When Hawker began publishing his Instructions in 1814 the punt gun was a muzzleloader, which was a great inconvenience, for a scoop containing the powder on the end of a pole had to be thrust down the long barrel to load it. Making certain that the powder and the charge that followed were seated in the chamber was no easy matter, it being almost impossible in a rough sea. The flintlock action was much less of a problem, and gunners were so wedded to it that at first the various types of detonating locks were not well received. Nor, until the advent of the breechloader and cartridge, was the gunners’ conservative liking for the muzzleloader overcome. Punt guns were then made with many types of breeches such as the Snider, the screwed plug and the break-action ejector. They could kill at 200 yards, and Hawker undertook experimental shots at 350, but the range that gave the best results was 100.

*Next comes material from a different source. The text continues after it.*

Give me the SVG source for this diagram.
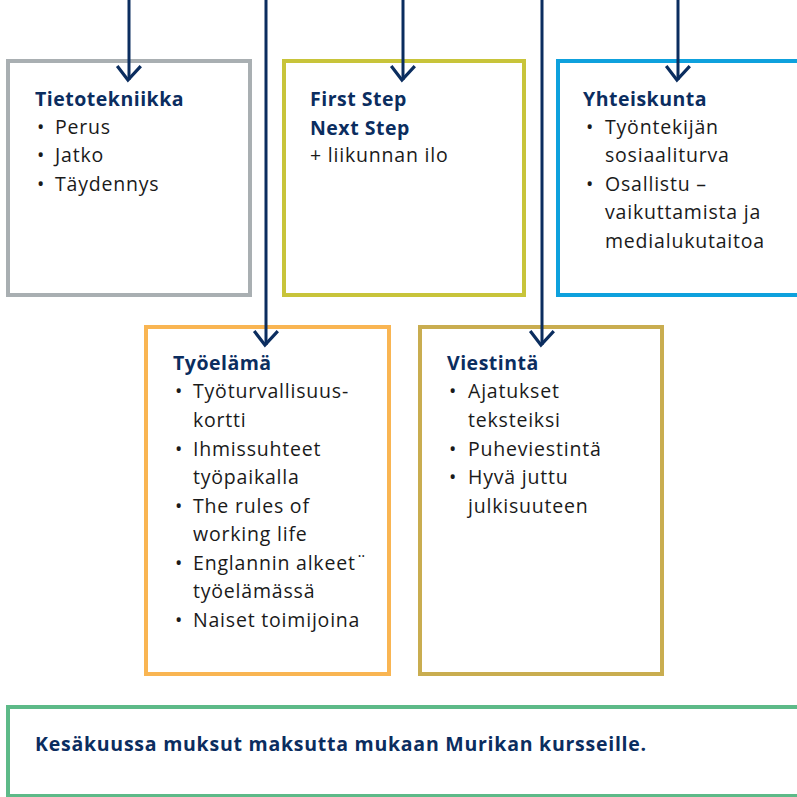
<svg xmlns="http://www.w3.org/2000/svg" width="797" height="797" viewBox="0 0 797 797">
  <style>
    .box { fill: #ffffff; stroke-width: 4; }
    .title { font-family: "Open Sans", "Liberation Sans", sans-serif; font-weight: 700; font-size: 19.5px; letter-spacing: 0.5px; fill: #0b2d5f; }
    .body { font-family: "Open Sans", "Liberation Sans", sans-serif; font-weight: 400; font-size: 19.5px; letter-spacing: 0.8px; fill: #1a1a1a; }
    .note { letter-spacing: 0.75px; }
    .conn { stroke: #0b2d5f; stroke-width: 3; fill: none; }
  </style>
  <defs>
    <marker id="arrow" markerUnits="userSpaceOnUse" markerWidth="30" markerHeight="30" viewBox="-16 -14 20 28" refX="0" refY="0" orient="auto">
      <path d="M-13,-11 L0,1 L-13,11" fill="none" stroke="#0b2d5f" stroke-width="3"/>
    </marker>
  </defs>
  <rect width="797" height="797" fill="#ffffff"/>

  <g id="tietotekniikka">
    <rect class="box" x="8" y="61" width="242" height="234" stroke="#a9afb2"/>
    <text class="title" x="35" y="106">Tietotekniikka</text>
    <text class="body" x="37" y="134">•</text><text class="body" x="55" y="134">Perus</text>
    <text class="body" x="37" y="162">•</text><text class="body" x="55" y="162">Jatko</text>
    <text class="body" x="37" y="191">•</text><text class="body" x="55" y="191">Täydennys</text>
  </g>

  <g id="firststep">
    <rect class="box" x="284" y="61" width="240" height="234" stroke="#c8c43a"/>
    <text class="title" x="310" y="106">First Step</text>
    <text class="title" x="310" y="135">Next Step</text>
    <text class="body" x="310" y="162">+ liikunnan ilo</text>
  </g>

  <g id="yhteiskunta">
    <rect class="box" x="558" y="61" width="260" height="234" stroke="#0ea1dd"/>
    <text class="title" x="583" y="106">Yhteiskunta</text>
    <text class="body" x="586" y="134">•</text><text class="body" x="605" y="134">Työntekijän</text>
    <text class="body" x="605" y="162">sosiaaliturva</text>
    <text class="body" x="586" y="191">•</text><text class="body" x="605" y="191">Osallistu –</text>
    <text class="body" x="605" y="219">vaikuttamista ja</text>
    <text class="body" x="605" y="248">medialukutaitoa</text>
  </g>

  <g id="tyoelama">
    <rect class="box" x="146" y="327" width="243" height="347" stroke="#f9b552"/>
    <text class="title" x="173" y="370">Työelämä</text>
    <text class="body" x="175" y="398">•</text><text class="body" x="193" y="398">Työturvallisuus-</text>
    <text class="body" x="193" y="427">kortti</text>
    <text class="body" x="175" y="456">•</text><text class="body" x="193" y="456">Ihmissuhteet</text>
    <text class="body" x="193" y="484">työpaikalla</text>
    <text class="body" x="175" y="513">•</text><text class="body" x="193" y="513">The rules of</text>
    <text class="body" x="193" y="541">working life</text>
    <text class="body" x="175" y="570">•</text><text class="body" x="193" y="570">Englannin alkeet¨</text>
    <text class="body" x="193" y="598">työelämässä</text>
    <text class="body" x="175" y="627">•</text><text class="body" x="193" y="627">Naiset toimijoina</text>
  </g>

  <g id="viestinta">
    <rect class="box" x="420" y="327" width="242" height="347" stroke="#c9ad50"/>
    <text class="title" x="447" y="370">Viestintä</text>
    <text class="body" x="449" y="398">•</text><text class="body" x="468" y="398">Ajatukset</text>
    <text class="body" x="468" y="427">teksteiksi</text>
    <text class="body" x="449" y="456">•</text><text class="body" x="468" y="456">Puheviestintä</text>
    <text class="body" x="449" y="484">•</text><text class="body" x="468" y="484">Hyvä juttu</text>
    <text class="body" x="468" y="513">julkisuuteen</text>
  </g>

  <g id="kesakuu">
    <rect class="box" x="8" y="707" width="820" height="89" stroke="#5dba88"/>
    <text class="title note" x="35" y="751">Kesäkuussa muksut maksutta mukaan Murikan kursseille.</text>
  </g>

  <g id="connectors">
    <line class="conn" x1="129" y1="0" x2="129" y2="80" marker-end="url(#arrow)"/>
    <line class="conn" x1="403" y1="0" x2="403" y2="80" marker-end="url(#arrow)"/>
    <line class="conn" x1="678" y1="0" x2="678" y2="80" marker-end="url(#arrow)"/>
    <line class="conn" x1="266" y1="0" x2="266" y2="345" marker-end="url(#arrow)"/>
    <line class="conn" x1="542" y1="0" x2="542" y2="345" marker-end="url(#arrow)"/>
  </g>
</svg>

The great weight and pattern of shot delivered by the punt gun was capable of producing wholesale slaughter, with the sea being littered with dead and wounded birds, the latter being finished off at close range with a ‘cripple stopper’. Yet HC Folkard in his The Wild-Fowler (1859) describes punt gunning as the crême de la crême of wildfowl shooting, joyously exclaiming that 60 to 100 wigeon had often been stopped with one shot. Of course the gunner did not have it all his own way. He faced the hazards of the climate and sea in a cockleshell boat; he often returned from an arduous trip emptyhanded; and it was not unheard of for his gun to blow up in his face. In his published diaries Hawker records on 19 February 1818 how his 96-pound gun blew to pieces and he was set on fire with a pound of gunpowder in his pocket.
The gunners’ appetites were nonetheless insatiable and both Hawker and Sir Ralph Payne-Gallwey, another keen punt gunner, had double-barrelled punt guns, much to the envy of their contemporaries. Hawker’s gun had one barrel fired by a flintlock and the other by percussion, the idea being that the flintlock, being slower to ignite, would set off its charge a fraction later than the other lock. As a result one barrel would catch some birds on the water and the other the rest as they rose. A gun made specially to remove all possibility of missing long-range shots was a seven-barrelled swivel gun, which, as Howard Blackmore remarks, was as near to a piece of naval armament as any self-respecting sportsman would care to go. It was the big brother of Pieper’s Mitrailleuse goose gun, which fired seven .22 long cartridges simultaneously and covered a three-foot target at 125 yards.
In the British Isles interest in punt gunning overlapped into the early 20th century but by the Great Depression of the 1930s it had almost entirely lapsed among gentlemen, becoming again the preserve of the working man, for many of whom it was indeed a necessity. There remained, however, the odd gentleman gunner, for example the actor James Robertson Justice, who in the 1950s hunted with the Duke of Edinburgh on the Wash. Today punt gunning has become almost a lost art, being now limited to only a handful of enthusiasts who practise it, for instance, on the Solway Firth, one of the most dangerous stretches of tidal water in Europe. With something not far short of artillery being brought into action, it is not surprising that section 5(1) of the Wildlife and Countryside Act 1981 re-enacts an Act of 1954 by effectively prohibiting the use of any punt gun in Britain with a barrel having an internal diameter at the muzzle of more than 1¾ inches.